Relatedly, both Jeff and Steve say that about ten times as many connections are flowing down the hierarchy (except that Steve's model doesn't include a strict hierarchy) than up.

I might have gotten it from Jeff. Hmm, actually I think I've heard it from multiple sources. "Not a strict hierarchy" is definitely something that I partly got from Jeff—not from this book, I don't think, but from later papers like this.

I think it's a great book and anyone interested in the brain at a well informed layperson level would probably enjoy it and learn a lot from it.

Hawkins makes a good case for a common cortical algorithm - the studies involving ferrets whose visual nerves were connected to the audio centres and who learned to see are one compelling piece of evidence. He makes some plausible arguments that he has identified one key part of the algorithm - hierarchical predictive models - and he relates it in some detail to cortical micro-architecture. It is also quite interesting how motor control can be seen as a form of predictive algorithm (though frustratingly this is left at the hand-waving level and I found it surprisingly hard to convert this insight into code!). 

His key insight is that we learn by recognizing temporal patterns, and that the temporal nature of our learning is central. and I suspect this has a lot of truth to it and remains under-appreciated.

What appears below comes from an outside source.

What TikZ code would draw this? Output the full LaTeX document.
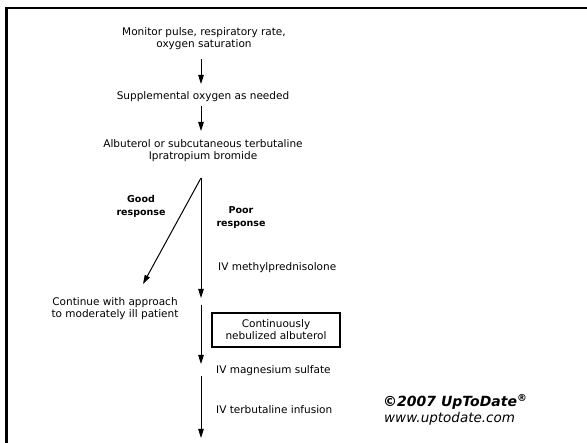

There are clear gaps that he kind of glosses over e.g. how neuronal networks produce higher level mental processes like logical thought. So it is not perfect and is not a complete model of the brain. I would definitely read his new book when it comes out.

It is also quite interesting how motor control can be seen as a form of predictive algorithm (though frustratingly this is left at the hand-waving level and I found it surprisingly hard to convert this insight into code!). 

I'd be interested if you think my post Predictive Coding and Motor Control is helpful for filling in that gap.